Groundbreaking Experience: Lessons from Mass Base Organizing

By: Diego Gerena-Quiones

Sustainable Communities Organizer, Community Voices Heard

June 1, 2010

Ground Breaking Experience: Lessons from Mass Base Organizing

By visiting with our brothers and sisters in Albuquerque NM with the South West Organizing Project, I gained valuable insights into the model of organizing they call MASS BASE WORK. In preparation for our own election cycle in NY, I got to see first hand how SWOP approaches electoral work separate from ongoing campaign development, membership recruitment, and leadership development.

What they have is a separate track that acknowledges the opportunities for civic engagement that elections bring with them, while also recognizing the limitations of peoples lives that is not always conducive to becoming active members. In this sense, they have developed a whole strategy (MASS BASE), that seeks to develop shallower, but broader relations, with a much wider constituency of people that are not being engaged to be members. Rather, the goals of the mass base work seeks to build a collective of people that on some level, recognize SWOP and the image of the Campaign For A Better New Mexico, share the same progressive values, and are moveable to a small action step – usually voting, making a phone call, writing a letter, etc.

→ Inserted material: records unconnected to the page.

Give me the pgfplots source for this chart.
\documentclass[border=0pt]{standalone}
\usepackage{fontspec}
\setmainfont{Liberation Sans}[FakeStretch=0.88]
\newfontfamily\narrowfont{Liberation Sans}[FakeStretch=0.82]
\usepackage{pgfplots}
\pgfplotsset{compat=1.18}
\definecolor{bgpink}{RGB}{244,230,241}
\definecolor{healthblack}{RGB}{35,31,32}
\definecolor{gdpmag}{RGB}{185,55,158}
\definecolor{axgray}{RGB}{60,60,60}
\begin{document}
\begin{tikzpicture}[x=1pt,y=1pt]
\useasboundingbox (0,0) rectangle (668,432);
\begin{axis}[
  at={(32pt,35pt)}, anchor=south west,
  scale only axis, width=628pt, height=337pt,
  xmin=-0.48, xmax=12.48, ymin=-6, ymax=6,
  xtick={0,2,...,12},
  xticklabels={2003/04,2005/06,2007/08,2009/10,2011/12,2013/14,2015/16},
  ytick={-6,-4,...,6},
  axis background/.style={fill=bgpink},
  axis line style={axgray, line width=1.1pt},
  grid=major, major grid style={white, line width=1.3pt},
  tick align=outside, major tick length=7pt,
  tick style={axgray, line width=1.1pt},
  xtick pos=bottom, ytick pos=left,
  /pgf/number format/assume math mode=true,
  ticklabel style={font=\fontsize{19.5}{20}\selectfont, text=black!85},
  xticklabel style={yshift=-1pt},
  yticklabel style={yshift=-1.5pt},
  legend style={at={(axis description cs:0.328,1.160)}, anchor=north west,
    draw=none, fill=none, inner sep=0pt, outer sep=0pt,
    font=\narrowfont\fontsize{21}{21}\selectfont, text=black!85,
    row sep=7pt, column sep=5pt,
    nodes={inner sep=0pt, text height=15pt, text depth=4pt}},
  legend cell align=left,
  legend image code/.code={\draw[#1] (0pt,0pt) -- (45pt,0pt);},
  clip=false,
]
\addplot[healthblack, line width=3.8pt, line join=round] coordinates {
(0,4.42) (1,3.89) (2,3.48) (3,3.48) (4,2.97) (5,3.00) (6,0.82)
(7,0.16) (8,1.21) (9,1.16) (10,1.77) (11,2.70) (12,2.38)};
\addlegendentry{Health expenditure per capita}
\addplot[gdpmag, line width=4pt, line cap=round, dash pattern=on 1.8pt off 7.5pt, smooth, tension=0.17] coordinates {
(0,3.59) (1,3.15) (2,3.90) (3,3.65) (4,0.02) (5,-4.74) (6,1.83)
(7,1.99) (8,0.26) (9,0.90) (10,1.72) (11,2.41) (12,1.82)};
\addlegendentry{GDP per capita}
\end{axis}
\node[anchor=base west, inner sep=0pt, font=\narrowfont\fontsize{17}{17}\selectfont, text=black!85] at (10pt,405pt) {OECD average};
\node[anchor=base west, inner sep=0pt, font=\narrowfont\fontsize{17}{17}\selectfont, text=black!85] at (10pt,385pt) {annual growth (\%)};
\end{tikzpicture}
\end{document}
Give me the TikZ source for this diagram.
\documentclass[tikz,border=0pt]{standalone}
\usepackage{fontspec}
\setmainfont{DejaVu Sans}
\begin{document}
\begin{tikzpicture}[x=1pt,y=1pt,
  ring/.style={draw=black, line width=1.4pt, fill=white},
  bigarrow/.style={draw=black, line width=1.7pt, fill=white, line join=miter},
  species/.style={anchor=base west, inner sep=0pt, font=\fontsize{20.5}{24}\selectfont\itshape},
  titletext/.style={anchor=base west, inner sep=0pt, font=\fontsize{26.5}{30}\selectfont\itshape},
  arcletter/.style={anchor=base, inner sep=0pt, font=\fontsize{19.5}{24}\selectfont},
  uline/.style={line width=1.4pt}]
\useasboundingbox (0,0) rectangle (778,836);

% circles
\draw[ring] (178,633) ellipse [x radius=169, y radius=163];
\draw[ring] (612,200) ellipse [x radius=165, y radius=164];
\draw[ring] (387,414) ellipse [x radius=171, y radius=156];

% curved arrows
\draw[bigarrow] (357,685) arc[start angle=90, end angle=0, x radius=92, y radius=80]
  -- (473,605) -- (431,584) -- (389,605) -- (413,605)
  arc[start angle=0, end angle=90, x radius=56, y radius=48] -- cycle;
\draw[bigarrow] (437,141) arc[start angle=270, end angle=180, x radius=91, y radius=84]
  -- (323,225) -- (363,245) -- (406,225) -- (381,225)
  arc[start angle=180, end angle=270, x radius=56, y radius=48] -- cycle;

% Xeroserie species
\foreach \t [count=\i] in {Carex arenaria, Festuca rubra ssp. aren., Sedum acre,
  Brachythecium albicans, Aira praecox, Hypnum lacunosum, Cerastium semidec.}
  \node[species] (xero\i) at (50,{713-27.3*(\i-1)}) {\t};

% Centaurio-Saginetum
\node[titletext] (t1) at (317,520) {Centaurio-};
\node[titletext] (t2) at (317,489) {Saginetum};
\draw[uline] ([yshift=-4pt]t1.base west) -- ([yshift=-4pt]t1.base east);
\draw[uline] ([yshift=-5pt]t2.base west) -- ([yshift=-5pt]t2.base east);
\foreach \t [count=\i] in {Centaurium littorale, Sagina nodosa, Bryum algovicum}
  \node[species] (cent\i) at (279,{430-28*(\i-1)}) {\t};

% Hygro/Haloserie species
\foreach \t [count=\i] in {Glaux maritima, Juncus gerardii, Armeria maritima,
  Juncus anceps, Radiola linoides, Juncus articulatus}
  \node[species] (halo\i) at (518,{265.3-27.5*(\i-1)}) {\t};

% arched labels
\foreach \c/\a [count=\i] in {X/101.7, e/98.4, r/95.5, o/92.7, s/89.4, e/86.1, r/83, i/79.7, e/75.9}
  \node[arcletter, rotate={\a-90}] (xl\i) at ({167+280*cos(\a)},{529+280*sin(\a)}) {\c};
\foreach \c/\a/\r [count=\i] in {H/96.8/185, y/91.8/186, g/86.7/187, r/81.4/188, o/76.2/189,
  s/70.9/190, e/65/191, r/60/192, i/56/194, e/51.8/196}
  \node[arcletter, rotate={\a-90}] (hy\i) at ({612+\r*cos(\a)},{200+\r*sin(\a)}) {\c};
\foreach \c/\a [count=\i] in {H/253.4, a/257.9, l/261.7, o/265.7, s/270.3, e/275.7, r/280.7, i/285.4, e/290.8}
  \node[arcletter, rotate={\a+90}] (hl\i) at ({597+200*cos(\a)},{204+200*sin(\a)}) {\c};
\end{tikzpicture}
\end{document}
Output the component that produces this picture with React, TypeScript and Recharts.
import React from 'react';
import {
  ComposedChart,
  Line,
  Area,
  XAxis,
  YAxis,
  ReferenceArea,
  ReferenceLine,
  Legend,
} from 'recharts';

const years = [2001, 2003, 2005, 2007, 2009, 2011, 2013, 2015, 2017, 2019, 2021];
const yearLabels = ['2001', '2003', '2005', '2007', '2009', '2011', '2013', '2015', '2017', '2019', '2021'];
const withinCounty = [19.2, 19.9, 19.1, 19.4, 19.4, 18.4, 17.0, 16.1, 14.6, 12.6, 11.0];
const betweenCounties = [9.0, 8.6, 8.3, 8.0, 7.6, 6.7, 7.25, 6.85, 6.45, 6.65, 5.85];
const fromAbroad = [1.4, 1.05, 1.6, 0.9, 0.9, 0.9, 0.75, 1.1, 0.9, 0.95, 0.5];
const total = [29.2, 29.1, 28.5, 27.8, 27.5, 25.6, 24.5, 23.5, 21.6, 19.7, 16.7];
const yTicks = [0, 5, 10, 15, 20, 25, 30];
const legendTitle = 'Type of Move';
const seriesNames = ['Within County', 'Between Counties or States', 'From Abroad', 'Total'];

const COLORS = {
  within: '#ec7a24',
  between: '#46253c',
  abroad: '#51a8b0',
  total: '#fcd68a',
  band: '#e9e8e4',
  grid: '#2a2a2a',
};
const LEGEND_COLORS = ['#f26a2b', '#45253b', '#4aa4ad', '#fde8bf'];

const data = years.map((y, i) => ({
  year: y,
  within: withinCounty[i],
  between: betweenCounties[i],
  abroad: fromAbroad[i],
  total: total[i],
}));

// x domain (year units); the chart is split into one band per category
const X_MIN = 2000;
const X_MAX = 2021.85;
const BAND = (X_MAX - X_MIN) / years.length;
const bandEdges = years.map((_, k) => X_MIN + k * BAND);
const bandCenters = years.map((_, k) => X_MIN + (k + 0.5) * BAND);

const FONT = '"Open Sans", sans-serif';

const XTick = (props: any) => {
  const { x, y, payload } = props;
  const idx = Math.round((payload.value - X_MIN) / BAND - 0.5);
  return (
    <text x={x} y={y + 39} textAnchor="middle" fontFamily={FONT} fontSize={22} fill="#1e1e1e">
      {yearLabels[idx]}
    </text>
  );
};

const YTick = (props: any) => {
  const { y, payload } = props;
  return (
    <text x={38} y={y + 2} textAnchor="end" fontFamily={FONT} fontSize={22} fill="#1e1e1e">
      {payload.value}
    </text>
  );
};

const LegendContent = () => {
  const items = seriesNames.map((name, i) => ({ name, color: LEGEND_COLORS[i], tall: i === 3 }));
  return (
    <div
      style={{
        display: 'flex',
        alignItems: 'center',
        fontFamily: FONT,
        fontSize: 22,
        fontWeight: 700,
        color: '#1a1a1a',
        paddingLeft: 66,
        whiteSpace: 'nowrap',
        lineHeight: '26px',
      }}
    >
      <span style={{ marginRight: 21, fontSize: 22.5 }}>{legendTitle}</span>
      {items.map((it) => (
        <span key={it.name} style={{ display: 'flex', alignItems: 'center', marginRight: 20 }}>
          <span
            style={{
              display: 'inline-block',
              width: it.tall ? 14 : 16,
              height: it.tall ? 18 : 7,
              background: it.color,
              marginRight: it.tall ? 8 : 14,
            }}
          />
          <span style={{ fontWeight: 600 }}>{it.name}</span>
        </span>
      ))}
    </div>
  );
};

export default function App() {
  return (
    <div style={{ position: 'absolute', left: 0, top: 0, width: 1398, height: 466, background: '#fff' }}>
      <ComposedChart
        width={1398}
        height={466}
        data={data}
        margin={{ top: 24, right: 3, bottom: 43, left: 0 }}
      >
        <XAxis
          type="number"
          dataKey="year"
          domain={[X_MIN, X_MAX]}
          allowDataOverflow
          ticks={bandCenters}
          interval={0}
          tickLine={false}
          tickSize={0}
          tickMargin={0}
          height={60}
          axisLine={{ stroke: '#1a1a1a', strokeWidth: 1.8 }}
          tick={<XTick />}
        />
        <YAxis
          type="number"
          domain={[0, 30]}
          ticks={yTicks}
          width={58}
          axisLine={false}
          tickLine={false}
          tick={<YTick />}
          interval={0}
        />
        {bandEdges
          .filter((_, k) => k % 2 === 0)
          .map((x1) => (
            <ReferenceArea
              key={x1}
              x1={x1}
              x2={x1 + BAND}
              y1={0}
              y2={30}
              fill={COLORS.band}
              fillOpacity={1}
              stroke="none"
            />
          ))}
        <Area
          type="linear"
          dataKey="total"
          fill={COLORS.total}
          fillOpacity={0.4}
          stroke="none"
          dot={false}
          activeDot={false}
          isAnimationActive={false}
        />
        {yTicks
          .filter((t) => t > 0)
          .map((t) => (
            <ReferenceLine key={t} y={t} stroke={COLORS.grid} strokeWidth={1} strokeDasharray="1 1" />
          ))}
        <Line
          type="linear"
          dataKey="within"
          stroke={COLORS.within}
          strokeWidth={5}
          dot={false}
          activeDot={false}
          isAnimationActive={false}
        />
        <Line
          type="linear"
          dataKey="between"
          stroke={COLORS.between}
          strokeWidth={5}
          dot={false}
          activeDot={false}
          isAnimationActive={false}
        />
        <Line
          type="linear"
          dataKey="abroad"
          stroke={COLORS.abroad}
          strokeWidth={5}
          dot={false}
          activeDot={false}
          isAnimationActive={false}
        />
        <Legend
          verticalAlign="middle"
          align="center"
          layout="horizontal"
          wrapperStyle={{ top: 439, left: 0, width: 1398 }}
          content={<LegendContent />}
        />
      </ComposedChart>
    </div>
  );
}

In order to effectively achieve the goals of mass base organizing work, SWOP has mastered the use of voter technology so that they can with laser like precision identify super specific constituencies to engage in a campaign cycle. They use the Voter Activation Network, and have additional layers from which to identify specific demographics of people, and fuse the data with consumer reports that they subjectively I.D in terms of political inclinations. The goal is not simply increasing voter turnout; rather it is about turnout among bases of people that share progressive values while influencing political culture towards participation and affecting outcomes around elections and policy. They limit their communications to mailings and phone calls, no face to face door knocking. By doing so, they focus capacity on a wider spread of people to engage as oppose to having fewer conversations. Over time they hope to establish themselves as a counter point to the dominant two party system by having enough recognition in their target areas to sway elections and policy.